On a side note, Haskell also resembles much of mathematical notations kids learn in school anyway, more so than any other language (guards, functions, etc.) Teaching it would not only help kids with programming, but also would serve as a tool to implement math lessons on a computer.


Contrast this with the tinkering view that students should be given devices that do things. Often described in very imperative languages. It is not shocking that many actually find imperative easier to get things done in.

This is not to say that I think functional is bad. But blind advocacy that ignores how you got to the spot you are is not helpful in getting others to the same spot.


Certainly imperative-style also has its own advantages, and I'm not saying FP is better or anything.

You might be right about the tinkering view, and to be honest, I know that sometimes procedural thinking is a must-have ability that kids should posses.

But then again, programming is not just coding, and kids getting used to imperative-style would probably miss the whole point, which is finding challenge.

Anyway, you know how hard it is for a person who is used to imperative to get it out of his system and program functionally. I have found the other way around much easier. Just a thought.


Why not both? Progress is usually the important part. Offering both is expensive; but going all in on a single approach is dangerous in the failure case.


Teaching both would work for older kids, but a lot of Papert's work suggests that most kids under 12 haven't yet developed enough capability for abstract thought to use explicitly mathematical concepts to model the world, so teaching FP style at that point is just going to lead to frustration.
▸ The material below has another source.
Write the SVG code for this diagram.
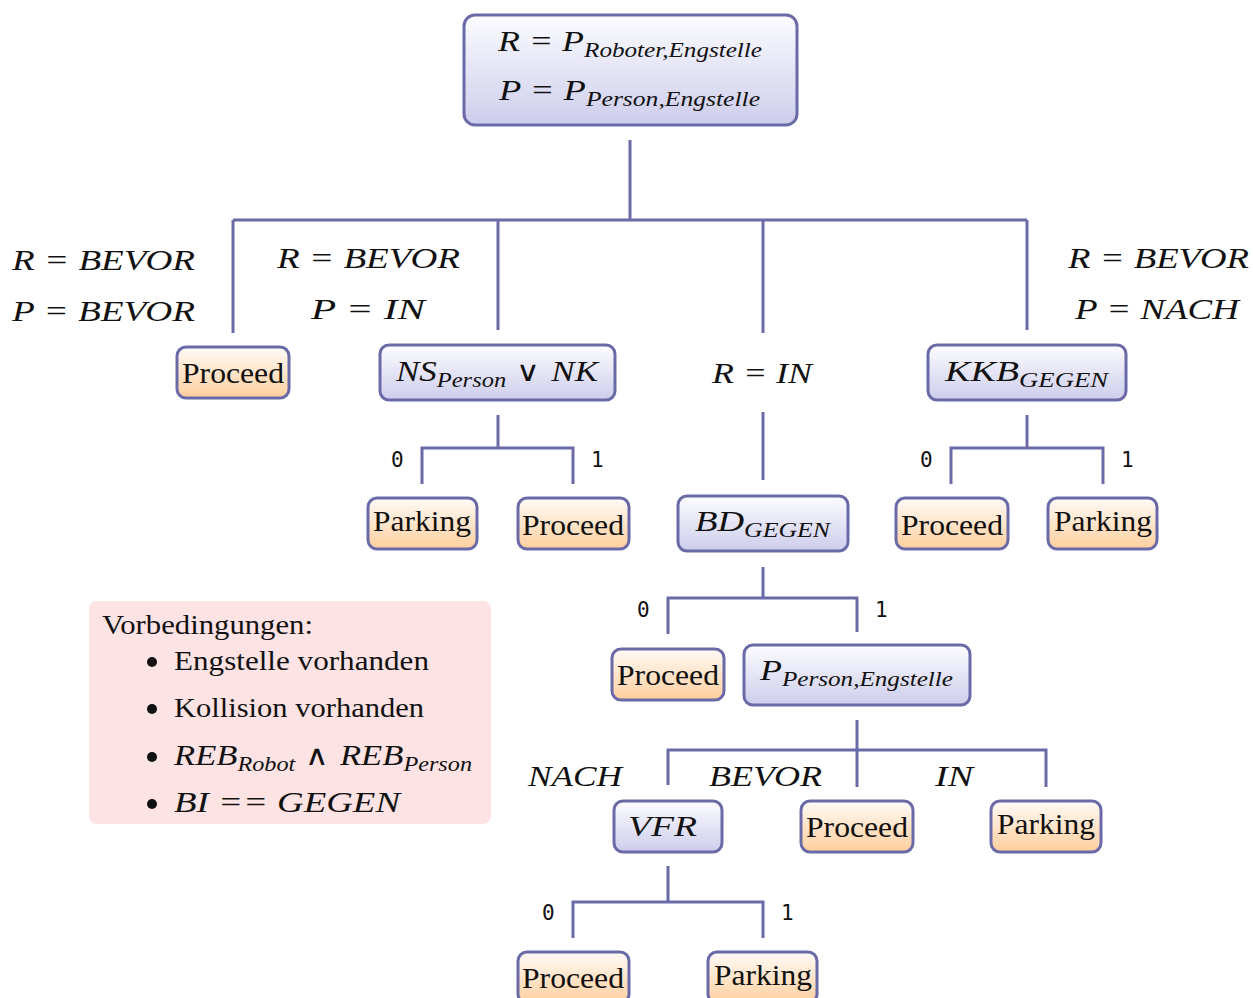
<svg xmlns="http://www.w3.org/2000/svg" width="1253" height="998" viewBox="0 0 1253 998">
  <defs>
    <linearGradient id="gBlue" x1="0" y1="0" x2="0" y2="1">
      <stop offset="0" stop-color="#fcfcff"/>
      <stop offset="1" stop-color="#cdcdec"/>
    </linearGradient>
    <linearGradient id="gOrange" x1="0" y1="0" x2="0" y2="1">
      <stop offset="0" stop-color="#fffbf7"/>
      <stop offset="1" stop-color="#ffcf9e"/>
    </linearGradient>
  </defs>
  <style>
    .dec { fill: url(#gBlue); stroke: #6a6aa8; stroke-width: 3; }
    .leaf { fill: url(#gOrange); stroke: #6a6aa8; stroke-width: 3; }
    .edge { fill: none; stroke: #6a6aa8; stroke-width: 3; }
    .rm { font-family: "Liberation Serif", "DejaVu Serif", serif; font-size: 30px; fill: #111; }
    .mi { font-family: "Liberation Serif", "DejaVu Serif", serif; font-style: italic; font-size: 30px; fill: #111; }
    .sub { font-size: 21px; }
    .op { font-style: normal; font-family: "DejaVu Sans", sans-serif; font-weight: 200; font-size: 28px; }
    .bit { font-family: "DejaVu Sans Mono", "Liberation Mono", monospace; font-size: 21px; fill: #111; }
    .note { font-family: "Liberation Serif", "DejaVu Serif", serif; font-size: 28px; fill: #111; }
  </style>

  <!-- connectors -->
  <g id="connectors">
    <path class="edge" d="M630 140 V220 M233 220 H1027 M233 220 V333 M498 220 V330 M763 220 V333 M1027 220 V330"/>
    <path class="edge" d="M763 412 V480"/>
    <path class="edge" d="M498 415 V448 M422 484 V448 H573 V484"/>
    <path class="edge" d="M1027 415 V448 M951 484 V448 H1103 V484"/>
    <path class="edge" d="M763 567 V598 M668 634 V598 H857 V632"/>
    <path class="edge" d="M857 720 V750 M668 785 V750 H1046 V787 M857 750 V787"/>
    <path class="edge" d="M668 866 V902 M573 938 V902 H763 V938"/>
  </g>

  <!-- edge labels -->
  <g id="edge-labels">
    <text class="mi" x="12" y="270" textLength="183" lengthAdjust="spacingAndGlyphs">R = BEVOR</text>
    <text class="mi" x="12" y="321" textLength="183" lengthAdjust="spacingAndGlyphs">P = BEVOR</text>
    <text class="mi" x="277" y="268" textLength="183" lengthAdjust="spacingAndGlyphs">R = BEVOR</text>
    <text class="mi" x="311" y="319" textLength="114" lengthAdjust="spacingAndGlyphs">P = IN</text>
    <text class="mi" x="1068" y="268" textLength="181" lengthAdjust="spacingAndGlyphs">R = BEVOR</text>
    <text class="mi" x="1075" y="319" textLength="164" lengthAdjust="spacingAndGlyphs">P = NACH</text>
    <text class="mi" x="712" y="383" textLength="100" lengthAdjust="spacingAndGlyphs">R = IN</text>
    <text class="bit" x="391" y="467">0</text>
    <text class="bit" x="591" y="467">1</text>
    <text class="bit" x="920" y="467">0</text>
    <text class="bit" x="1121" y="467">1</text>
    <text class="bit" x="637" y="617">0</text>
    <text class="bit" x="875" y="617">1</text>
    <text class="mi" x="528" y="786" textLength="94" lengthAdjust="spacingAndGlyphs">NACH</text>
    <text class="mi" x="709" y="786" textLength="113" lengthAdjust="spacingAndGlyphs">BEVOR</text>
    <text class="mi" x="935" y="786" textLength="38" lengthAdjust="spacingAndGlyphs">IN</text>
    <text class="bit" x="542" y="920">0</text>
    <text class="bit" x="781" y="920">1</text>
  </g>

  <!-- root -->
  <g id="root">
    <rect class="dec" x="464" y="15" width="333" height="110" rx="11"/>
    <text class="mi" x="498" y="51" textLength="264" lengthAdjust="spacingAndGlyphs">R = P<tspan class="sub" dy="6">Roboter,Engstelle</tspan></text>
    <text class="mi" x="499" y="100" textLength="261" lengthAdjust="spacingAndGlyphs">P = P<tspan class="sub" dy="6">Person,Engstelle</tspan></text>
  </g>

  <!-- level 1 -->
  <g id="proceed-1">
    <rect class="leaf" x="177" y="347" width="112" height="51" rx="9"/>
    <text class="rm" x="233" y="383" text-anchor="middle" textLength="102" lengthAdjust="spacingAndGlyphs">Proceed</text>
  </g>
  <g id="ns-nk">
    <rect class="dec" x="380" y="345" width="235" height="55" rx="9"/>
    <text class="mi" x="396" y="381" textLength="202" lengthAdjust="spacingAndGlyphs">NS<tspan class="sub" dy="6">Person</tspan><tspan class="op" dy="-6"> ∨ </tspan>NK</text>
  </g>
  <g id="kkb">
    <rect class="dec" x="928" y="345" width="198" height="55" rx="9"/>
    <text class="mi" x="945" y="381" textLength="163" lengthAdjust="spacingAndGlyphs">KKB<tspan class="sub" dy="6">GEGEN</tspan></text>
  </g>

  <!-- level 2 -->
  <g id="parking-ns">
    <rect class="leaf" x="368" y="498" width="109" height="51" rx="9"/>
    <text class="rm" x="422" y="531" text-anchor="middle" textLength="98" lengthAdjust="spacingAndGlyphs">Parking</text>
  </g>
  <g id="proceed-ns">
    <rect class="leaf" x="518" y="498" width="111" height="51" rx="9"/>
    <text class="rm" x="573" y="535" text-anchor="middle" textLength="102" lengthAdjust="spacingAndGlyphs">Proceed</text>
  </g>
  <g id="bd">
    <rect class="dec" x="678" y="496" width="170" height="55" rx="9"/>
    <text class="mi" x="695" y="531" textLength="135" lengthAdjust="spacingAndGlyphs">BD<tspan class="sub" dy="6">GEGEN</tspan></text>
  </g>
  <g id="proceed-kkb">
    <rect class="leaf" x="896" y="498" width="112" height="51" rx="9"/>
    <text class="rm" x="952" y="535" text-anchor="middle" textLength="102" lengthAdjust="spacingAndGlyphs">Proceed</text>
  </g>
  <g id="parking-kkb">
    <rect class="leaf" x="1048" y="498" width="109" height="51" rx="9"/>
    <text class="rm" x="1103" y="531" text-anchor="middle" textLength="98" lengthAdjust="spacingAndGlyphs">Parking</text>
  </g>

  <!-- level 3 -->
  <g id="proceed-bd">
    <rect class="leaf" x="612" y="649" width="112" height="51" rx="9"/>
    <text class="rm" x="668" y="685" text-anchor="middle" textLength="102" lengthAdjust="spacingAndGlyphs">Proceed</text>
  </g>
  <g id="p-person">
    <rect class="dec" x="744" y="645" width="226" height="60" rx="9"/>
    <text class="mi" x="760" y="680" textLength="193" lengthAdjust="spacingAndGlyphs">P<tspan class="sub" dy="6">Person,Engstelle</tspan></text>
  </g>

  <!-- level 4 -->
  <g id="vfr">
    <rect class="dec" x="614" y="801" width="108" height="51" rx="9"/>
    <text class="mi" x="628" y="836" textLength="69" lengthAdjust="spacingAndGlyphs">VFR</text>
  </g>
  <g id="proceed-bevor">
    <rect class="leaf" x="801" y="801" width="112" height="51" rx="9"/>
    <text class="rm" x="857" y="837" text-anchor="middle" textLength="102" lengthAdjust="spacingAndGlyphs">Proceed</text>
  </g>
  <g id="parking-in">
    <rect class="leaf" x="991" y="801" width="110" height="51" rx="9"/>
    <text class="rm" x="1046" y="834" text-anchor="middle" textLength="98" lengthAdjust="spacingAndGlyphs">Parking</text>
  </g>

  <!-- level 5 -->
  <g id="proceed-vfr">
    <rect class="leaf" x="518" y="952" width="111" height="51" rx="9"/>
    <text class="rm" x="573" y="988" text-anchor="middle" textLength="102" lengthAdjust="spacingAndGlyphs">Proceed</text>
  </g>
  <g id="parking-vfr">
    <rect class="leaf" x="708" y="952" width="109" height="51" rx="9"/>
    <text class="rm" x="763" y="985" text-anchor="middle" textLength="98" lengthAdjust="spacingAndGlyphs">Parking</text>
  </g>

  <!-- preconditions -->
  <g id="preconditions">
    <rect x="89" y="601" width="402" height="223" rx="8" fill="#fde3e4"/>
    <text class="note" x="102" y="634" textLength="211" lengthAdjust="spacingAndGlyphs">Vorbedingungen:</text>
    <circle cx="152" cy="662" r="5" fill="#111"/>
    <text class="note" x="174" y="670" textLength="255" lengthAdjust="spacingAndGlyphs">Engstelle vorhanden</text>
    <circle cx="152" cy="709" r="5" fill="#111"/>
    <text class="note" x="174" y="717" textLength="250" lengthAdjust="spacingAndGlyphs">Kollision vorhanden</text>
    <circle cx="152" cy="757" r="5" fill="#111"/>
    <text class="mi" x="174" y="765" font-size="29" textLength="298" lengthAdjust="spacingAndGlyphs">REB<tspan class="sub" dy="6">Robot</tspan><tspan class="op" dy="-6"> ∧ </tspan>REB<tspan class="sub" dy="6">Person</tspan></text>
    <circle cx="152" cy="804" r="5" fill="#111"/>
    <text class="mi" x="174" y="812" font-size="29" textLength="226" lengthAdjust="spacingAndGlyphs">BI == GEGEN</text>
  </g>
</svg>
If you're going to teach kids at younger ages, you need to introduce it in a way that they can relate to physically, which is why Logo makes the turtle central; it has a heading and position just like a child's body, and it moves in a similar way to the way you think about moving yourself.

Anyway, you should read Mindstorms if you're interested in this topic; it does a great job explaining why the Logo approach is specifically grounded in a thorough understanding of childhood cognitive development.


Apologies for the late response here. This makes sense, I was not thinking we were talking lower grade levels. So, 12+ is what I had in mind.